#### The records ####

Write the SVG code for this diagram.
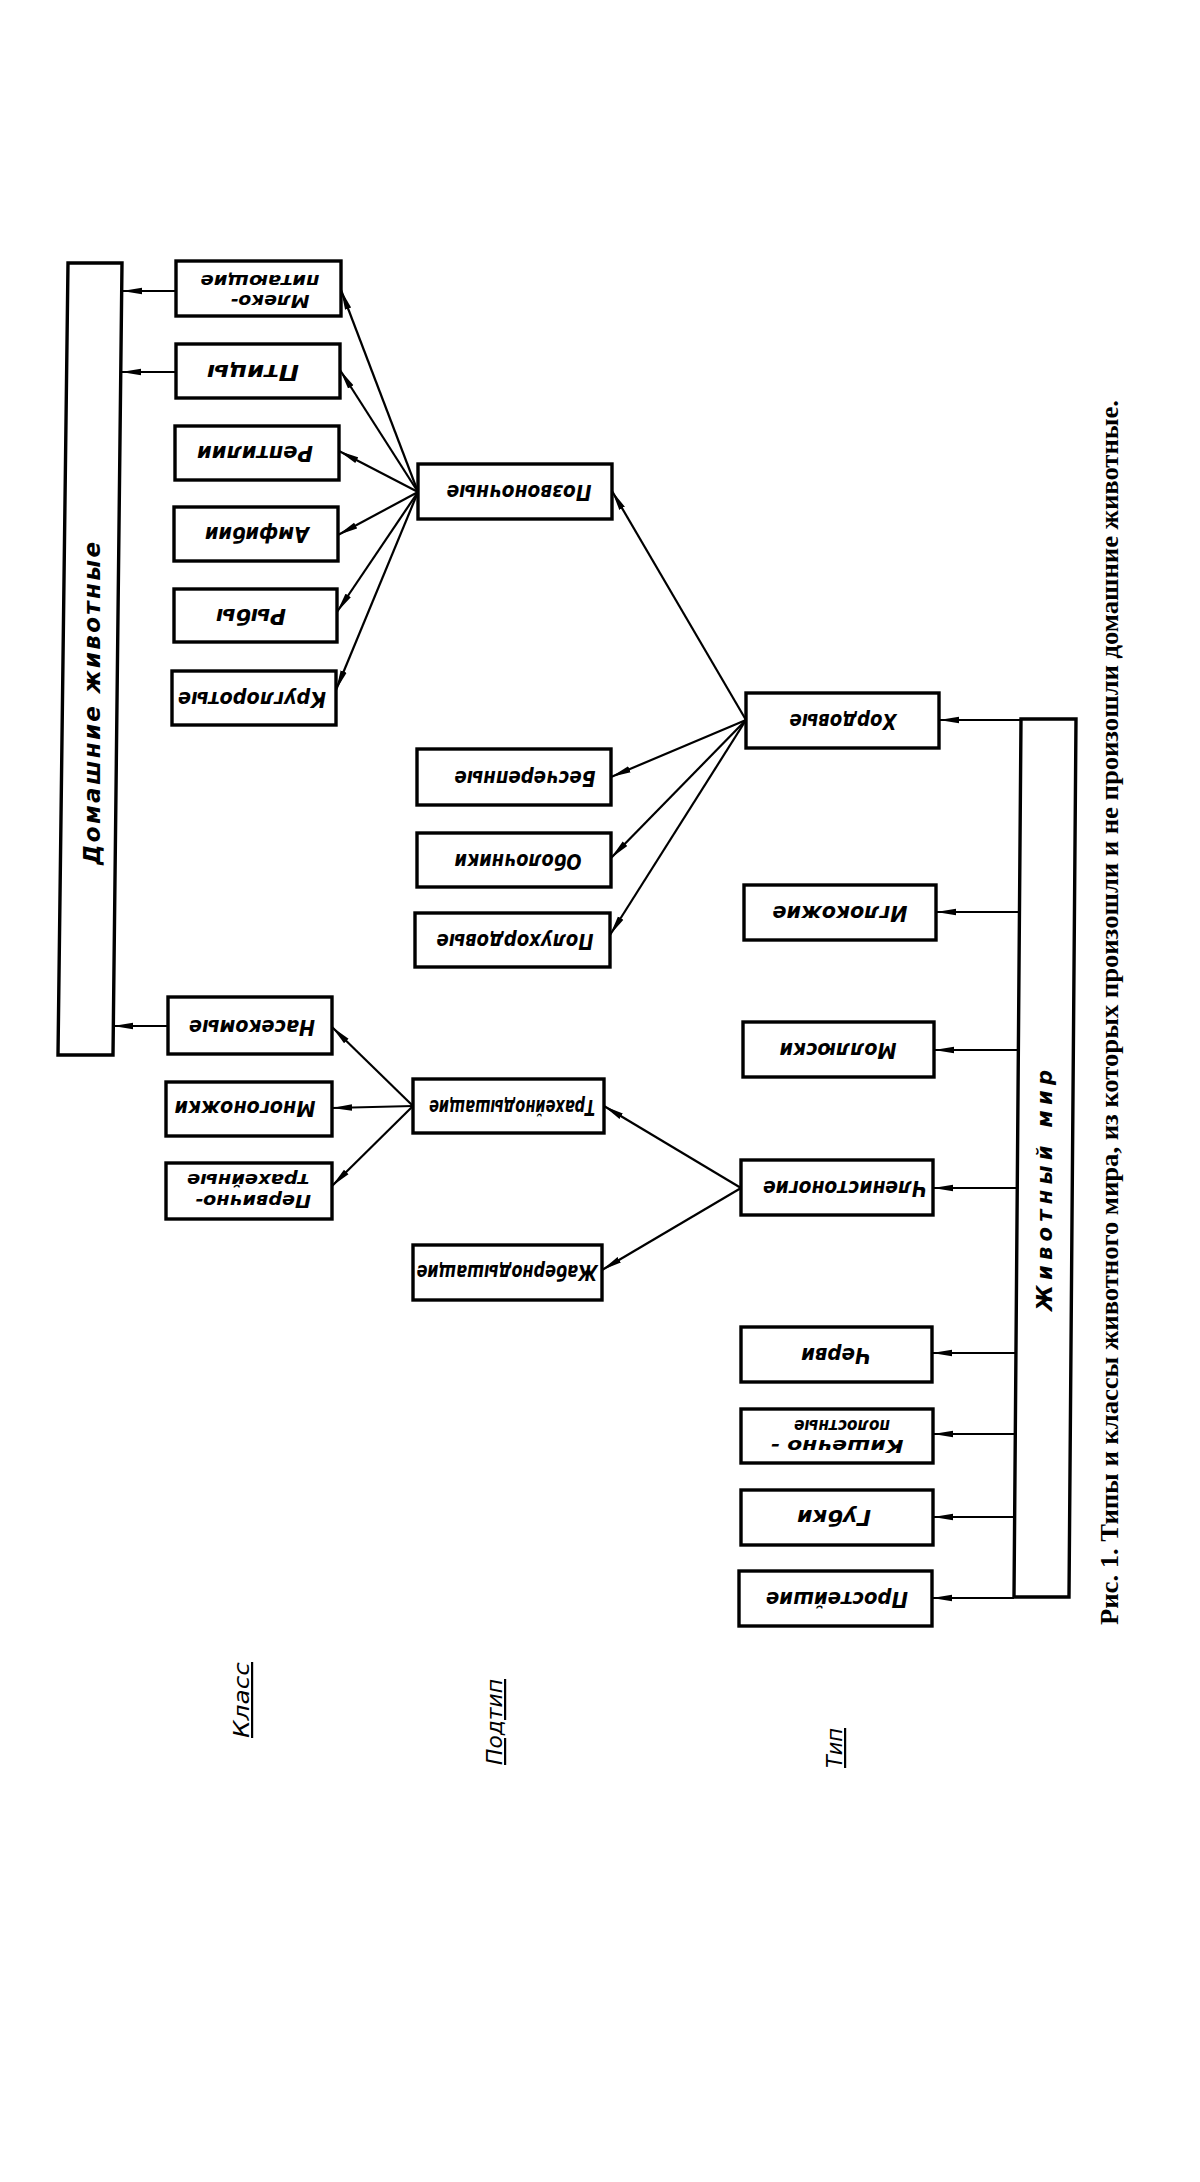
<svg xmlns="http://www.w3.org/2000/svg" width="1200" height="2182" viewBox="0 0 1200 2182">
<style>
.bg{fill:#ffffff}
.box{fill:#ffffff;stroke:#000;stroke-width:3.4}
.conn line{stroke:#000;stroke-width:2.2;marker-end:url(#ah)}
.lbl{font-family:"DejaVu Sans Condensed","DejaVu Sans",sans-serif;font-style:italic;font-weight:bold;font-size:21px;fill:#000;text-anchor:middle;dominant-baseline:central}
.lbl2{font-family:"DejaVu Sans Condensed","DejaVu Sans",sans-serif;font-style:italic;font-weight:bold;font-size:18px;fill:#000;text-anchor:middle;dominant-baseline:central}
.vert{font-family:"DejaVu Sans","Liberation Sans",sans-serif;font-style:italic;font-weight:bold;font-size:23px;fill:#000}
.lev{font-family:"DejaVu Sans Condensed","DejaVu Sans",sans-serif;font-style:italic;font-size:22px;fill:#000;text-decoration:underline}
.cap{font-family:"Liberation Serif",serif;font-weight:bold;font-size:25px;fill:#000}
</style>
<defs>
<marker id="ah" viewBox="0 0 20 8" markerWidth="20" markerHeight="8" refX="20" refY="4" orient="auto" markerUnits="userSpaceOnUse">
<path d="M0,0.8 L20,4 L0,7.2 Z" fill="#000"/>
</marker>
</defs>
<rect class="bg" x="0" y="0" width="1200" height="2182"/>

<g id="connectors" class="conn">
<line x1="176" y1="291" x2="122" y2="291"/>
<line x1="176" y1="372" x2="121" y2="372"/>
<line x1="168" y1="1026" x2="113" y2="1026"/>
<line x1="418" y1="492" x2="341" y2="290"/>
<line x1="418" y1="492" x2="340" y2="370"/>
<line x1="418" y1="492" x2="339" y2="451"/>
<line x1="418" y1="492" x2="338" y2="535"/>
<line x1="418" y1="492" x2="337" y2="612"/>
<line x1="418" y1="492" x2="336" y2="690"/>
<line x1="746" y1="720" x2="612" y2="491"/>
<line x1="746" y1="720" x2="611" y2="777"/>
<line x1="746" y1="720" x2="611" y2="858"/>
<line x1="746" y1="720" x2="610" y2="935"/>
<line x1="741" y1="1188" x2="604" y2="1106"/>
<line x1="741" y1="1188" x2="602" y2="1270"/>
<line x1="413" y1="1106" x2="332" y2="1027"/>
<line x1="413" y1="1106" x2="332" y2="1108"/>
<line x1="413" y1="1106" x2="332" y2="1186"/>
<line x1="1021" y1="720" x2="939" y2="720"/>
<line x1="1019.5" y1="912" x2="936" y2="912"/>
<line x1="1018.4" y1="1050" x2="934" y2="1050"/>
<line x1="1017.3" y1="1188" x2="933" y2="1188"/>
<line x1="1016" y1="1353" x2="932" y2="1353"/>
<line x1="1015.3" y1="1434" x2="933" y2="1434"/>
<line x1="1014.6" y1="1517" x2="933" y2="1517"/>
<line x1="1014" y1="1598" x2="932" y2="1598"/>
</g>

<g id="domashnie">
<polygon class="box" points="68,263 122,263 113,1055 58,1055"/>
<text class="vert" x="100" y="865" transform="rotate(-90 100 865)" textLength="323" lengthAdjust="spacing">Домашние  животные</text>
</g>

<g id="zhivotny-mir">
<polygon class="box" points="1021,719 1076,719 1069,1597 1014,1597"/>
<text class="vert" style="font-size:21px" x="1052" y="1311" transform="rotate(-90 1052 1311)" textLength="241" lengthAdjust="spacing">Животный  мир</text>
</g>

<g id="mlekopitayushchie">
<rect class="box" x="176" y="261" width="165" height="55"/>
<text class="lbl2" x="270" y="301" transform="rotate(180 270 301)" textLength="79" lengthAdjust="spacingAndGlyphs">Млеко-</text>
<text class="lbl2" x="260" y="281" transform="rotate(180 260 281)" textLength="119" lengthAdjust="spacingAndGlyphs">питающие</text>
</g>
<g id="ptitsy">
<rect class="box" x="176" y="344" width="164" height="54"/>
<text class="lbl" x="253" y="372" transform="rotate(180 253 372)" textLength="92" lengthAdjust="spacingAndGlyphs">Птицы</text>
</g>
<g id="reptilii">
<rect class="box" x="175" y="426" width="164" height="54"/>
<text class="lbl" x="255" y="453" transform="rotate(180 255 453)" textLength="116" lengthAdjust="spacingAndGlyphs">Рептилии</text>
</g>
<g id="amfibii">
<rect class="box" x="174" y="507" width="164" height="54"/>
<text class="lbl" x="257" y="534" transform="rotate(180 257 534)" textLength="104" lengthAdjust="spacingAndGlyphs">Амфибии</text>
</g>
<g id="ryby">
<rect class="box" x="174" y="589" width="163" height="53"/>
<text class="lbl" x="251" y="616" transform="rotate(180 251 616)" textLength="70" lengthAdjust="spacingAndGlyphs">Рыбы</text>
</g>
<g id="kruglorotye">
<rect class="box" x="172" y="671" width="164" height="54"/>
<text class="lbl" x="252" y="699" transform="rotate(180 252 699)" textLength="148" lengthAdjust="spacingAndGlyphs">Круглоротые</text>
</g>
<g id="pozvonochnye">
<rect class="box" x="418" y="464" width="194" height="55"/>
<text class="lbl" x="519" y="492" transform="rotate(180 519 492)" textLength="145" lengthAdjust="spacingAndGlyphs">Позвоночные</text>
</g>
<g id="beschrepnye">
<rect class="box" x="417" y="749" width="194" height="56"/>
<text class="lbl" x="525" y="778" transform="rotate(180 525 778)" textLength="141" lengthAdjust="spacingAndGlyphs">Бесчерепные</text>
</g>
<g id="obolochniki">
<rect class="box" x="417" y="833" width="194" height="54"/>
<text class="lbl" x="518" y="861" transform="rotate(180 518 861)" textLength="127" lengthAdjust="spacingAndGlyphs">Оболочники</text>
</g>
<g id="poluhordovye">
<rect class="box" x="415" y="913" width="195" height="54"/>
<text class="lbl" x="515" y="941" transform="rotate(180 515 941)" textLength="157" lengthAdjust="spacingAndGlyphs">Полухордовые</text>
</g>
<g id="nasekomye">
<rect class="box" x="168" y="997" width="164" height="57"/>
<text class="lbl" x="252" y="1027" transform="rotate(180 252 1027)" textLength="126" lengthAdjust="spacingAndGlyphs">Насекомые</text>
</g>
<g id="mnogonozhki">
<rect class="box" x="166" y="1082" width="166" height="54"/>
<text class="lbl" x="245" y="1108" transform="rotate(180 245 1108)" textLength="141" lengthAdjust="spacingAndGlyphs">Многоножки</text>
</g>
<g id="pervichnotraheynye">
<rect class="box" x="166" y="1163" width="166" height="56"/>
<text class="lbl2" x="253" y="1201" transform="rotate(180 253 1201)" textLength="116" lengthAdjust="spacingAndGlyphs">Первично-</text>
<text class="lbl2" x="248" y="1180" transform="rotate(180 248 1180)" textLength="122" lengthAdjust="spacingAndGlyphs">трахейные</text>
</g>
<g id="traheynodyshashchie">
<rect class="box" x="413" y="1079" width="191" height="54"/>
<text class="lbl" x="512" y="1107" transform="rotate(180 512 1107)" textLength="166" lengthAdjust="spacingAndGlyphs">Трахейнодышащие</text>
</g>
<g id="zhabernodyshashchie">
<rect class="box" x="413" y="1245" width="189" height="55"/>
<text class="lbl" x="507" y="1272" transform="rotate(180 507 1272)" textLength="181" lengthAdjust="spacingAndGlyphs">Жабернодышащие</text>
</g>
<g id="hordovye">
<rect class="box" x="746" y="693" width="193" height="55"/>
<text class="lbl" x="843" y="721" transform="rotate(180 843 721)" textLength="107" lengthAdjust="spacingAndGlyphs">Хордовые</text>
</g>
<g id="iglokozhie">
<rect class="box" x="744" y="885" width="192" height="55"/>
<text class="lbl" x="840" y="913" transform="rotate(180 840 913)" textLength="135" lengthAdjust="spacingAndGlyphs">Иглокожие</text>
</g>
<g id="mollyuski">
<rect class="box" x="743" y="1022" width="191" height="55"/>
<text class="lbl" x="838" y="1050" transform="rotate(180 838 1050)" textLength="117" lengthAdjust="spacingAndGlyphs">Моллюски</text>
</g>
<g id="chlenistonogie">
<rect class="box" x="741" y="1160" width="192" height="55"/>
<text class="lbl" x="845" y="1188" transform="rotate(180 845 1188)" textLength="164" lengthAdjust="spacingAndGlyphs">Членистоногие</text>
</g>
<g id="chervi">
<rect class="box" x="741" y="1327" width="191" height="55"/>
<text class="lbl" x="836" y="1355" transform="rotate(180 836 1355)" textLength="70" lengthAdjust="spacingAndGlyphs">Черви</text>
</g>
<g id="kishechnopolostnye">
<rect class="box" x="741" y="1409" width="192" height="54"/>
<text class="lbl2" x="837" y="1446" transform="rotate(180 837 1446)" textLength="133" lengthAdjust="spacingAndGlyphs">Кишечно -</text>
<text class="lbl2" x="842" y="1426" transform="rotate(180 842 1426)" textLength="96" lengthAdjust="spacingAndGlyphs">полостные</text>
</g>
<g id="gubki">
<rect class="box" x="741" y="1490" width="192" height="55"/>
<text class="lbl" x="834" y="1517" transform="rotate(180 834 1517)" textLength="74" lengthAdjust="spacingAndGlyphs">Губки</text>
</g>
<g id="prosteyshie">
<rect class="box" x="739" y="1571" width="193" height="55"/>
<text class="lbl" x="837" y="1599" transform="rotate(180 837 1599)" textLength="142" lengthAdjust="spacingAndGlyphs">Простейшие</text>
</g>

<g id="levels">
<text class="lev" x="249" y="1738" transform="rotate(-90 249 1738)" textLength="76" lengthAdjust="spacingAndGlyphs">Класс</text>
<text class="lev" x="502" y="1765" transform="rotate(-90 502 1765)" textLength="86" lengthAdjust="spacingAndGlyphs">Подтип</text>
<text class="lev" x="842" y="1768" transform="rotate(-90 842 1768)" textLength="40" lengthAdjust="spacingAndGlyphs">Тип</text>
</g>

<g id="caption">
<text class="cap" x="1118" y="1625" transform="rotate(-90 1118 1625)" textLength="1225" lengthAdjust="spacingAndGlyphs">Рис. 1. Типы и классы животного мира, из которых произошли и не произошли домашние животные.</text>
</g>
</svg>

####
#### The records ####

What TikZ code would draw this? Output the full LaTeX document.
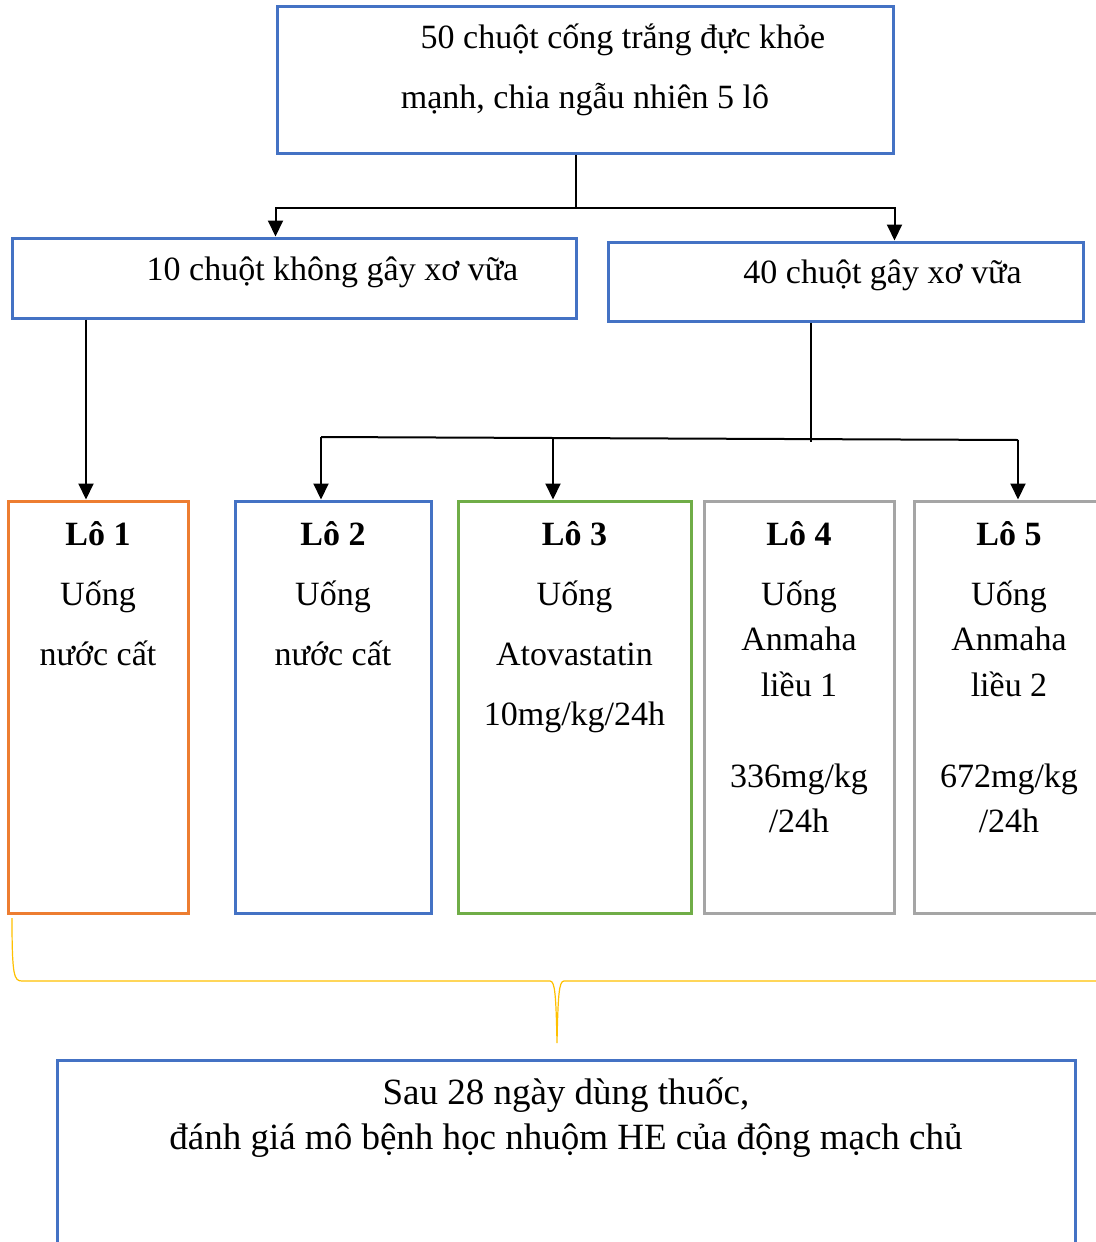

####
#### The records ####

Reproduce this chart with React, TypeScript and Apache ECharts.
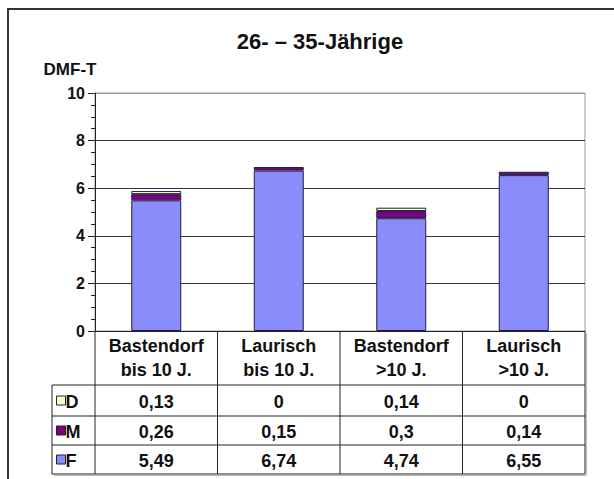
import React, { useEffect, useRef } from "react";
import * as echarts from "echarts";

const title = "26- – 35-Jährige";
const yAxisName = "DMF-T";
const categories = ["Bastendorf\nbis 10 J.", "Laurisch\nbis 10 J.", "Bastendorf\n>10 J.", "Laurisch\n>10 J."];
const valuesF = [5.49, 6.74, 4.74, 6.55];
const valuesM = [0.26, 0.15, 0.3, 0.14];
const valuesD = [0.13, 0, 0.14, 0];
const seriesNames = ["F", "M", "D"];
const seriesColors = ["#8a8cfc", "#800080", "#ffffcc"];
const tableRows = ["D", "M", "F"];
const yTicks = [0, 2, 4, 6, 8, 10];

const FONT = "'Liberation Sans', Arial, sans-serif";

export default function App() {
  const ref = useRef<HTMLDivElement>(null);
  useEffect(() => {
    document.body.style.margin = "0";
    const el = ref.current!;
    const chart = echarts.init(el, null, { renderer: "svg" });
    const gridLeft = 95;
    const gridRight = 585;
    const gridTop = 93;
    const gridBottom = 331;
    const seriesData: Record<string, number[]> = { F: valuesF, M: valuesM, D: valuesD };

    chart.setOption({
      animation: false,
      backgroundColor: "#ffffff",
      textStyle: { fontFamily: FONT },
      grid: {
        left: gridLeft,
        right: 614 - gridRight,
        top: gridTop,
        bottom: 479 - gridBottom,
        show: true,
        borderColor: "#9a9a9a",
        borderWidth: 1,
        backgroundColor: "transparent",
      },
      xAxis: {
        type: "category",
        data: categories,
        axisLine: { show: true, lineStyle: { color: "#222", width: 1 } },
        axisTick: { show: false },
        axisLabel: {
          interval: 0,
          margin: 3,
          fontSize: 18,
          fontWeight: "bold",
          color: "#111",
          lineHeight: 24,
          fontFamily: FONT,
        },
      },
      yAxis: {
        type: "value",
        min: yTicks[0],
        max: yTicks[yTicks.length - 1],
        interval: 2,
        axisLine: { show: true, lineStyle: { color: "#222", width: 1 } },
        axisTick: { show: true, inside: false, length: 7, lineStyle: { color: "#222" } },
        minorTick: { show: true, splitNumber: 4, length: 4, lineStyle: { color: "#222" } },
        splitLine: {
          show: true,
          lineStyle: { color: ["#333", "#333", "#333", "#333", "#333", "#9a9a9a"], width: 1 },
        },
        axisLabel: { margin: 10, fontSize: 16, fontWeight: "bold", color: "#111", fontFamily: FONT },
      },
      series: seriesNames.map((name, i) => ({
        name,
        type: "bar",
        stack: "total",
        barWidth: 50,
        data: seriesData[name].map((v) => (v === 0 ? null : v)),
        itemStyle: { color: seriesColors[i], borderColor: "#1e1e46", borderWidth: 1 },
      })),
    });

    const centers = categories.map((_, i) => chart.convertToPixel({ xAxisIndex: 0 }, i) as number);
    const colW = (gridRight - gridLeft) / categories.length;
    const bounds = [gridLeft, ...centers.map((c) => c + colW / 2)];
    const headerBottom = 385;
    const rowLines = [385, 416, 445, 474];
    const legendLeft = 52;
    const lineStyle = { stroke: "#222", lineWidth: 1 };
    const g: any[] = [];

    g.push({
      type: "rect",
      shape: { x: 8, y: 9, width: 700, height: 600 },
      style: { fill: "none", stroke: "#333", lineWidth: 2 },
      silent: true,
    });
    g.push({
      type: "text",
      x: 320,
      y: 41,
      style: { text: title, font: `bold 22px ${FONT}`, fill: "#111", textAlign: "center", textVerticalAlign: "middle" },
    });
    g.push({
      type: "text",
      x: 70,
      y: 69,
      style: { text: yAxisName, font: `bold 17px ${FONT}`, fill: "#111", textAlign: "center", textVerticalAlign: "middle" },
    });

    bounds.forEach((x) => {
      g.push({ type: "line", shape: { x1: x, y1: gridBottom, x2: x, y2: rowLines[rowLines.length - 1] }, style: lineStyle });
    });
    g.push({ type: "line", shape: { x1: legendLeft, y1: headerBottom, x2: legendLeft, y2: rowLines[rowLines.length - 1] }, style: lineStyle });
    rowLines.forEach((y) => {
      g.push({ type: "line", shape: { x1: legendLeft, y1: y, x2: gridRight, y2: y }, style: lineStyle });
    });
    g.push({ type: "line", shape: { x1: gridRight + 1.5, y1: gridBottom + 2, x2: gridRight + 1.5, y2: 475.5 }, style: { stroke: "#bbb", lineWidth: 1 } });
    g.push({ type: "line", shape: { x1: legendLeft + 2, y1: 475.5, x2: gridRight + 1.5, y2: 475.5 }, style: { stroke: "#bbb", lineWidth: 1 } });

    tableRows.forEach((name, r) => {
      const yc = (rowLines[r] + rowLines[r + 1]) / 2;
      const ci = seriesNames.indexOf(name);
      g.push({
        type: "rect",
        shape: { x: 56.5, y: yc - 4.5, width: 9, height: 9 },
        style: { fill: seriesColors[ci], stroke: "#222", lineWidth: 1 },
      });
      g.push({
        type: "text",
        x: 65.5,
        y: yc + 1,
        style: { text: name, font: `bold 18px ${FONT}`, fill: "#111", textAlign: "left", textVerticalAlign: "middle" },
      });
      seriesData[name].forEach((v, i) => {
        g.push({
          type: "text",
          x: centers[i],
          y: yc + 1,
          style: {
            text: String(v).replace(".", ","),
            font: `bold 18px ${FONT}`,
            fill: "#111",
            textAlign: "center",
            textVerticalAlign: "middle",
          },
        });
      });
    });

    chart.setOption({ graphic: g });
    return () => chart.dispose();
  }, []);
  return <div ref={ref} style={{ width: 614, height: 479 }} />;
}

####

__Exercise__
Go back to the lines above and output, exactly as they stand, the ones from the line containing "Reproduce this chart" to the line containing "const seriesData: Record<string, number[]>". Leave all pictures behind.

__Solution to this task__
Reproduce this chart with React, TypeScript and Apache ECharts.
import React, { useEffect, useRef } from "react";
import * as echarts from "echarts";

const title = "26- – 35-Jährige";
const yAxisName = "DMF-T";
const categories = ["Bastendorf\nbis 10 J.", "Laurisch\nbis 10 J.", "Bastendorf\n>10 J.", "Laurisch\n>10 J."];
const valuesF = [5.49, 6.74, 4.74, 6.55];
const valuesM = [0.26, 0.15, 0.3, 0.14];
const valuesD = [0.13, 0, 0.14, 0];
const seriesNames = ["F", "M", "D"];
const seriesColors = ["#8a8cfc", "#800080", "#ffffcc"];
const tableRows = ["D", "M", "F"];
const yTicks = [0, 2, 4, 6, 8, 10];

const FONT = "'Liberation Sans', Arial, sans-serif";

export default function App() {
  const ref = useRef<HTMLDivElement>(null);
  useEffect(() => {
    document.body.style.margin = "0";
    const el = ref.current!;
    const chart = echarts.init(el, null, { renderer: "svg" });
    const gridLeft = 95;
    const gridRight = 585;
    const gridTop = 93;
    const gridBottom = 331;
    const seriesData: Record<string, number[]> = { F: valuesF, M: valuesM, D: valuesD };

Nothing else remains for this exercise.